Saturday, September 22, 2007

You are what you eat

Via CNN - If we are what we eat, Americans are corn and soy
Proteins and fats in your food are incorporated into your body and brain with potentially profound effects on your health and even your behavior.

[. . .]

"We are what we eat with respect to carbon, for sure. So if we eat a particular kind of food, and it has a particular kind of carbon in it, that's recorded in us, in our tissues, in our hair, in our fingernails, in the muscles," Dawson says.

[. . .]

"We're like corn chips walking because we really have a very, very large fraction of corn in our diets, and we actually can't help it because it's an additive in so many of the foods we find on the market shelves," Dawson says.

[. . .]

Americans also eat an extraordinary amount of soybean oil, another key ingredient in most processed foods.
Now apparently Europeans don't eat as much processed food as we Americans do. It makes me wonder, what the heck do they eat and how, as an American, do I avoid processed food. Also, it would seem that we could avoid anti-depressants if we just ate more fish.
Our bodies need a balance of omega-6 fatty acids like soybean oil and omega-3 fatty acids like fish oil, Hibbeln says. Over the last century, our diets have shifted almost completely to omega-6 fatty acids.
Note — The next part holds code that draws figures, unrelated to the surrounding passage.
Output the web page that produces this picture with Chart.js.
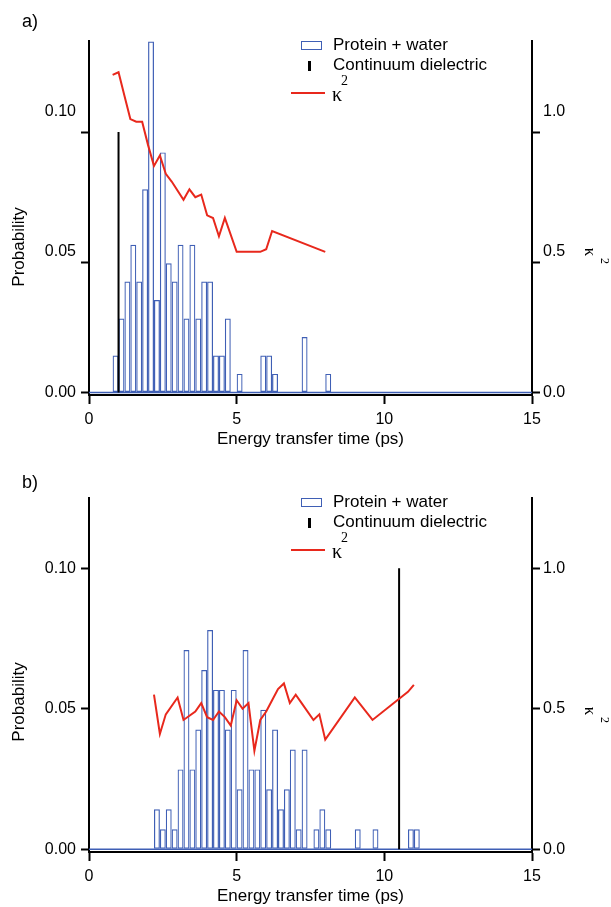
<!DOCTYPE html>
<html>
<head>
<meta charset="utf-8">
<script src="https://cdn.jsdelivr.net/npm/chart.js@4.4.1/dist/chart.umd.min.js"></script>
<style>
  html, body { margin: 0; padding: 0; background: #fff; }
  #wrap { position: relative; width: 611px; height: 907px; font-family: "Liberation Sans", Arial, sans-serif; color: #000; }
  .panel { position: absolute; left: 0; width: 611px; height: 457px; }
  .panel canvas { position: absolute; left: 0; top: 0; }
  .txt { position: absolute; white-space: nowrap; line-height: 1; font-size: 17px; }
  .serif { font-family: "Liberation Serif", "Times New Roman", serif; }
  .rot-l { transform: translate(-50%, -50%) rotate(-90deg); }
  .rot-r { transform: translate(-50%, -50%) rotate(90deg); }
  .leg-box { position: absolute; left: 301px; top: 41px; width: 21px; height: 9px; box-sizing: border-box; border: 1.5px solid #3f5fb5; }
  .leg-bar { position: absolute; left: 308px; top: 61px; width: 3px; height: 10px; background: #000; }
  .leg-line { position: absolute; left: 291px; top: 92px; width: 34px; height: 2px; background: #e8281c; }
</style>
</head>
<body>
<div id="wrap">
  <div class="panel" style="top:0">
    <canvas id="chartA" width="611" height="457"></canvas>
    <div class="txt" style="left:22px; top:12px; font-size:18px">a)</div>
    <div class="txt rot-l" style="left:18px; top:247px">Probability</div>
    <div class="txt serif rot-r" style="left:590px; top:252px; font-size:17px">κ</div>
    <div class="txt serif rot-r" style="left:605px; top:261px; font-size:12px">2</div>
    <div class="leg-box"></div>
    <div class="txt" style="left:333px; top:36px">Protein + water</div>
    <div class="leg-bar"></div>
    <div class="txt" style="left:333px; top:56px">Continuum dielectric</div>
    <div class="leg-line"></div>
    <div class="txt serif" style="left:332px; top:84px; font-size:20px">κ</div>
    <div class="txt serif" style="left:341px; top:74px; font-size:14px">2</div>
  </div>
  <div class="panel" style="top:457px">
    <canvas id="chartB" width="611" height="457"></canvas>
    <div class="txt" style="left:22px; top:16px; font-size:18px">b)</div>
    <div class="txt rot-l" style="left:18px; top:245px">Probability</div>
    <div class="txt serif rot-r" style="left:590px; top:254px; font-size:17px">κ</div>
    <div class="txt serif rot-r" style="left:605px; top:263px; font-size:12px">2</div>
    <div class="leg-box"></div>
    <div class="txt" style="left:333px; top:36px">Protein + water</div>
    <div class="leg-bar"></div>
    <div class="txt" style="left:333px; top:56px">Continuum dielectric</div>
    <div class="leg-line"></div>
    <div class="txt serif" style="left:332px; top:84px; font-size:20px">κ</div>
    <div class="txt serif" style="left:341px; top:74px; font-size:14px">2</div>
  </div>
</div>
<script>
// Panel a: protein + water histogram (bin centres, ps) and kappa^2
const binsA = [0.9, 1.1, 1.3, 1.5, 1.7, 1.9, 2.1, 2.3, 2.5, 2.7, 2.9, 3.1, 3.3, 3.5, 3.7, 3.9, 4.1, 4.3, 4.5, 4.7, 5.1, 5.9, 6.1, 6.3, 7.3, 8.1];
const probA = [0.0142, 0.0284, 0.0426, 0.0567, 0.0426, 0.0780, 0.1348, 0.0355, 0.0922, 0.0496, 0.0426, 0.0567, 0.0284, 0.0567, 0.0284, 0.0426, 0.0426, 0.0142, 0.0142, 0.0284, 0.0071, 0.0142, 0.0142, 0.0071, 0.0213, 0.0071];
const kappaTimeA = [0.8, 1.0, 1.2, 1.4, 1.6, 1.8, 2.0, 2.2, 2.4, 2.6, 2.8, 3.2, 3.4, 3.6, 3.8, 4.0, 4.2, 4.4, 4.6, 5.0, 5.8, 6.0, 6.2, 8.0];
const kappaA = [1.22, 1.23, 1.14, 1.05, 1.04, 1.04, 0.95, 0.87, 0.91, 0.84, 0.81, 0.74, 0.78, 0.75, 0.76, 0.68, 0.67, 0.60, 0.67, 0.54, 0.54, 0.55, 0.62, 0.54];
const continuumA = 1.0;

// Panel b
const binsB = [2.3, 2.5, 2.7, 2.9, 3.1, 3.3, 3.5, 3.7, 3.9, 4.1, 4.3, 4.5, 4.7, 4.9, 5.1, 5.3, 5.5, 5.7, 5.9, 6.1, 6.3, 6.5, 6.7, 6.9, 7.1, 7.3, 7.7, 7.9, 8.1, 9.1, 9.7, 10.9, 11.1];
const probB = [0.0142, 0.0071, 0.0142, 0.0071, 0.0284, 0.0709, 0.0284, 0.0426, 0.0638, 0.0780, 0.0567, 0.0567, 0.0426, 0.0567, 0.0213, 0.0709, 0.0284, 0.0284, 0.0496, 0.0213, 0.0426, 0.0142, 0.0213, 0.0355, 0.0071, 0.0355, 0.0071, 0.0142, 0.0071, 0.0071, 0.0071, 0.0071, 0.0071];
const kappaTimeB = [2.2, 2.4, 2.6, 3.0, 3.2, 3.6, 3.8, 4.0, 4.2, 4.4, 4.6, 4.8, 5.0, 5.2, 5.4, 5.6, 5.8, 6.0, 6.2, 6.4, 6.6, 6.8, 7.0, 7.2, 7.6, 7.8, 8.0, 9.0, 9.6, 10.8, 11.0];
const kappaB = [0.55, 0.41, 0.48, 0.54, 0.46, 0.49, 0.52, 0.47, 0.46, 0.49, 0.47, 0.44, 0.53, 0.50, 0.52, 0.35, 0.46, 0.49, 0.53, 0.57, 0.59, 0.52, 0.55, 0.52, 0.46, 0.48, 0.39, 0.54, 0.46, 0.56, 0.585];
const continuumB = 10.5;

const continuumHeight = 0.10;
const timeRange = [0, 15];
const timeTicks = [0, 5, 10, 15];
const probTicks = [0, 0.05, 0.10];
const kappaTicks = [0, 0.5, 1.0];

const BLUE = '#3f5fb5';
const RED = '#e8281c';

Chart.defaults.font.family = '"Liberation Sans", Arial, sans-serif';
Chart.defaults.font.size = 16;
Chart.defaults.color = '#000';

// panel a has its tick labels spread further apart than the tick marks
const stretchedLabels = {
    id: 'stretchedLabels',
    afterDraw(chart, args, opts) {
        if (!opts.stretch) return;
        const ctx = chart.ctx;
        ctx.save();
        ctx.font = '16px "Liberation Sans", Arial, sans-serif';
        ctx.fillStyle = '#000';
        ctx.textBaseline = 'middle';
        ['y', 'y2'].forEach(id => {
            const s = chart.scales[id];
            const zero = s.getPixelForValue(0);
            const gap = s.options.grid.tickLength + s.options.ticks.padding;
            s.ticks.forEach(t => {
                const y = zero + (s.getPixelForValue(t.value) - zero) * opts.stretch;
                const label = id === 'y' ? t.value.toFixed(2) : t.value.toFixed(1);
                if (s.position === 'left') {
                    ctx.textAlign = 'right';
                    ctx.fillText(label, s.right - gap, y);
                } else {
                    ctx.textAlign = 'left';
                    ctx.fillText(label, s.left + gap, y);
                }
            });
        });
        ctx.restore();
    }
};

function pairs(xs, ys) {
    return xs.map((x, i) => ({ x: x, y: ys[i] }));
}

function axisGrid() {
    return { display: true, offset: false, drawOnChartArea: false, drawTicks: true, tickLength: 8, tickWidth: 2, tickColor: '#000' };
}

function makePanel(id, p) {
    const ctx = document.getElementById(id).getContext('2d');
    return new Chart(ctx, {
        type: 'bar',
        data: {
            datasets: [{
                type: 'line',
                label: 'κ²',
                data: pairs(p.kx, p.ky),
                yAxisID: 'y2',
                borderColor: RED,
                borderWidth: 2,
                pointRadius: 0,
                tension: 0,
                order: 0
            }, {
                type: 'line',
                label: 'Continuum dielectric',
                data: [{ x: p.cont, y: 0 }, { x: p.cont, y: continuumHeight }],
                yAxisID: 'y',
                borderColor: '#000',
                borderWidth: 2,
                pointRadius: 0,
                order: 1
            }, {
                type: 'bar',
                label: 'Protein + water',
                data: pairs(p.bins, p.prob),
                yAxisID: 'y',
                backgroundColor: 'rgba(255,255,255,0)',
                borderColor: BLUE,
                borderWidth: 1.2,
                borderSkipped: false,
                inflateAmount: 0,
                barPercentage: 1,
                categoryPercentage: 1,
                order: 2
            }, {
                type: 'line',
                label: 'baseline',
                data: pairs(timeRange, [0, 0]),
                yAxisID: 'y',
                borderColor: BLUE,
                borderWidth: 1.5,
                pointRadius: 0,
                order: 3
            }]
        },
        options: {
            responsive: false,
            animation: false,
            events: [],
            layout: { padding: { top: 41, left: 0, right: 0, bottom: 0 } },
            plugins: {
                legend: { display: false },
                tooltip: { enabled: false },
                stretchedLabels: { stretch: p.stretch }
            },
            scales: {
                x: {
                    type: 'linear',
                    min: timeRange[0],
                    max: timeRange[1],
                    offset: false,
                    afterBuildTicks: s => { s.ticks = timeTicks.map(v => ({ value: v })); },
                    afterFit: s => { s.height = 62; },
                    grid: Object.assign(axisGrid(), { tickLength: 9 }),
                    border: { display: true, color: '#000', width: 2 },
                    ticks: { color: '#000', padding: 6, maxRotation: 0, callback: v => String(v) },
                    title: { display: true, text: 'Energy transfer time (ps)', color: '#000', font: { size: 17 }, padding: { top: 0, bottom: 7 } }
                },
                y: {
                    type: 'linear',
                    position: 'left',
                    min: -p.pad,
                    max: p.yMax,
                    afterBuildTicks: s => { s.ticks = probTicks.map(v => ({ value: v })); },
                    afterFit: s => { s.width = 89; },
                    grid: axisGrid(),
                    border: { display: true, color: '#000', width: 2 },
                    ticks: { display: !p.stretch, color: '#000', padding: 5, callback: v => v.toFixed(2) }
                },
                y2: {
                    type: 'linear',
                    position: 'right',
                    min: -p.pad * 10,
                    max: p.yMax * 10,
                    afterBuildTicks: s => { s.ticks = kappaTicks.map(v => ({ value: v })); },
                    afterFit: s => { s.width = 79; },
                    grid: axisGrid(),
                    border: { display: true, color: '#000', width: 2 },
                    ticks: { display: !p.stretch, color: '#000', padding: 3, callback: v => v.toFixed(1) }
                }
            }
        },
        plugins: [stretchedLabels]
    });
}

makePanel('chartA', { bins: binsA, prob: probA, kx: kappaTimeA, ky: kappaA, cont: continuumA, yMax: 0.135, pad: 0.001, stretch: 1.08 });
makePanel('chartB', { bins: binsB, prob: probB, kx: kappaTimeB, ky: kappaB, cont: continuumB, yMax: 0.125, pad: 0.001, stretch: 0 });
</script>
</body>
</html>
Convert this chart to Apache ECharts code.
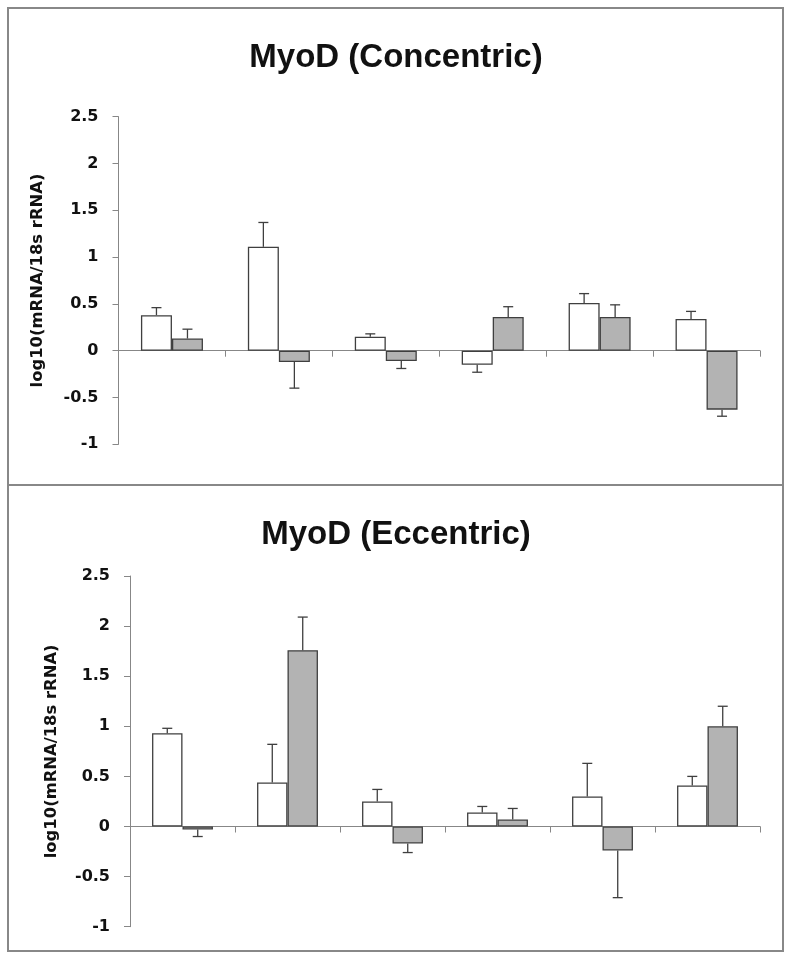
<!DOCTYPE html>
<html>
<head>
<meta charset="utf-8">
<script src="https://cdn.jsdelivr.net/npm/echarts@6/dist/echarts.min.js"></script>
<style>
html,body{margin:0;padding:0;background:#fff;}
#chart{width:792px;height:958px;}
</style>
</head>
<body>
<div id="chart"></div>
<script>
// ---- data ----
const categories = ['1', '2', '3', '4', '5', '6'];
const yTicks = [-1, -0.5, 0, 0.5, 1, 1.5, 2, 2.5];

const titleTop = 'MyoD (Concentric)';
const titleBottom = 'MyoD (Eccentric)';
const yAxisName = 'log10(mRNA/18s rRNA)';

// Concentric panel
const concWhite = [0.38, 1.11, 0.15, -0.15, 0.51, 0.34];
const concWhiteErr = [0.08, 0.26, 0.03, 0.08, 0.10, 0.08];
const concGray = [0.13, -0.12, -0.11, 0.36, 0.36, -0.63];
const concGrayErr = [0.10, 0.28, 0.08, 0.11, 0.13, 0.07];

// Eccentric panel
const eccWhite = [0.93, 0.44, 0.25, 0.14, 0.30, 0.41];
const eccWhiteErr = [0.05, 0.38, 0.12, 0.06, 0.33, 0.09];
const eccGray = [-0.03, 1.76, -0.17, 0.07, -0.24, 1.00];
const eccGrayErr = [0.07, 0.33, 0.09, 0.11, 0.47, 0.20];

// ---- chart ----
const BAR_FRAC = 0.29;
const axisGray = '#878787';
const edge = '#3f3f3f';

function errData(vals, errs) {
  return vals.map((v, i) => [i, v, errs[i]]);
}
function errSeries(vals, errs, grid, side) {
  return {
    type: 'custom',
    xAxisIndex: grid, yAxisIndex: grid,
    z: 5,
    silent: true,
    data: errData(vals, errs),
    renderItem: function (params, api) {
      const idx = api.value(0), v = api.value(1), e = api.value(2);
      const end = v >= 0 ? v + e : v - e;
      const band = api.size([1, 0])[0];
      const off = side * band * BAR_FRAC / 2;
      const p0 = api.coord([idx, v]);
      const p1 = api.coord([idx, end]);
      const x = p0[0] + off;
      const cap = 5;
      const style = { stroke: edge, lineWidth: 1.3, fill: null };
      return {
        type: 'group',
        children: [
          { type: 'line', shape: { x1: x, y1: p0[1], x2: x, y2: p1[1] }, style: style },
          { type: 'line', shape: { x1: x - cap, y1: p1[1], x2: x + cap, y2: p1[1] }, style: style }
        ]
      };
    }
  };
}
function barSeries(vals, grid, color) {
  return {
    type: 'bar',
    xAxisIndex: grid, yAxisIndex: grid,
    data: vals,
    barWidth: (BAR_FRAC * 100) + '%',
    barGap: '0%',
    itemStyle: { color: color, borderColor: edge, borderWidth: 1.3 },
    silent: true
  };
}
function xAx(grid) {
  return {
    type: 'category', gridIndex: grid, data: categories,
    axisLine: { onZero: true, lineStyle: { color: axisGray, width: 1 } },
    axisTick: { show: true, length: 6, lineStyle: { color: axisGray } },
    axisLabel: { show: false },
    splitLine: { show: false }
  };
}
function yAx(grid, gap) {
  return {
    type: 'value', gridIndex: grid,
    min: yTicks[0], max: yTicks[yTicks.length - 1], interval: 0.5,
    name: yAxisName, nameLocation: 'middle', nameRotate: 90, nameGap: gap,
    nameTextStyle: { fontFamily: 'DejaVu Sans', fontWeight: 'bold', fontSize: 16.4, color: '#111' },
    axisLine: { show: true, lineStyle: { color: axisGray, width: 1 } },
    axisTick: { show: true, length: 6, lineStyle: { color: axisGray } },
    axisLabel: { fontFamily: 'DejaVu Sans', fontWeight: 'bold', fontSize: 16, color: '#111', margin: 20 },
    splitLine: { show: false }
  };
}

const chart = echarts.init(document.getElementById('chart'), null, { renderer: 'canvas' });
chart.setOption({
  backgroundColor: '#fff',
  animation: false,
  title: [
    { text: titleTop, left: 'center', top: 36, textStyle: { fontFamily: 'Liberation Sans', fontWeight: 'bold', fontSize: 33, color: '#111' } },
    { text: titleBottom, left: 'center', top: 513, textStyle: { fontFamily: 'Liberation Sans', fontWeight: 'bold', fontSize: 33, color: '#111' } }
  ],
  graphic: [
    { type: 'rect', shape: { x: 8, y: 8, width: 775, height: 477 }, style: { fill: null, stroke: '#888', lineWidth: 2 }, z: 10 },
    { type: 'rect', shape: { x: 8, y: 485, width: 775, height: 466 }, style: { fill: null, stroke: '#888', lineWidth: 2 }, z: 10 }
  ],
  grid: [
    { left: 118.5, top: 116.7, width: 641.5, height: 327.6 },
    { left: 130, top: 576, width: 630, height: 350.7 }
  ],
  xAxis: [xAx(0), xAx(1)],
  yAxis: [yAx(0, 73), yAx(1, 70)],
  series: [
    barSeries(concWhite, 0, '#ffffff'),
    barSeries(concGray, 0, '#b3b3b3'),
    errSeries(concWhite, concWhiteErr, 0, -1),
    errSeries(concGray, concGrayErr, 0, 1),
    barSeries(eccWhite, 1, '#ffffff'),
    barSeries(eccGray, 1, '#b3b3b3'),
    errSeries(eccWhite, eccWhiteErr, 1, -1),
    errSeries(eccGray, eccGrayErr, 1, 1)
  ]
});
</script>
</body>
</html>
"It's quite likely that most of the diseases of modern civilization, major depression, heart disease and obesity are linked to the radical and dramatic shift in the composition of the fats in the food supply," Hibbeln says.

Our brains are composed of fatty acids, and an absence of omega-3 fatty acids can actually change our behavior, according to Hibbeln.

Hibbeln's research suggests diets containing omega-3 fatty acids found in fish reduce depression, aggression and anger, while improving mental well-being.
Now my question is, what if you eat fish that has been fried in soybean oil or corn oil? And I thought soy was supposed to be good for you anyway. Who knows anymore?

1 comment:

Dr. Richard Scott Nokes said...

I've never really understood what the phrase "processed foods" is supposed to mean. Bread and wine, the foods that are used to bring Enkidu into civilization in Gilgamesh, are processed -- in fact, they are used because they are the simplest processed foods.

I'm assuming that when I eat raw fruit and vegetables (I prefer my fruits and veggies raw for flavor reasons, not for dietary reasons), those count as unprocessed. But isn't cooking meat processing? Baking bread? Steaming rice?

I'm starting to suspect that the phrase "processed foods" means "foods prepared in ways I don't approve of," and has no particular meaning beyond that.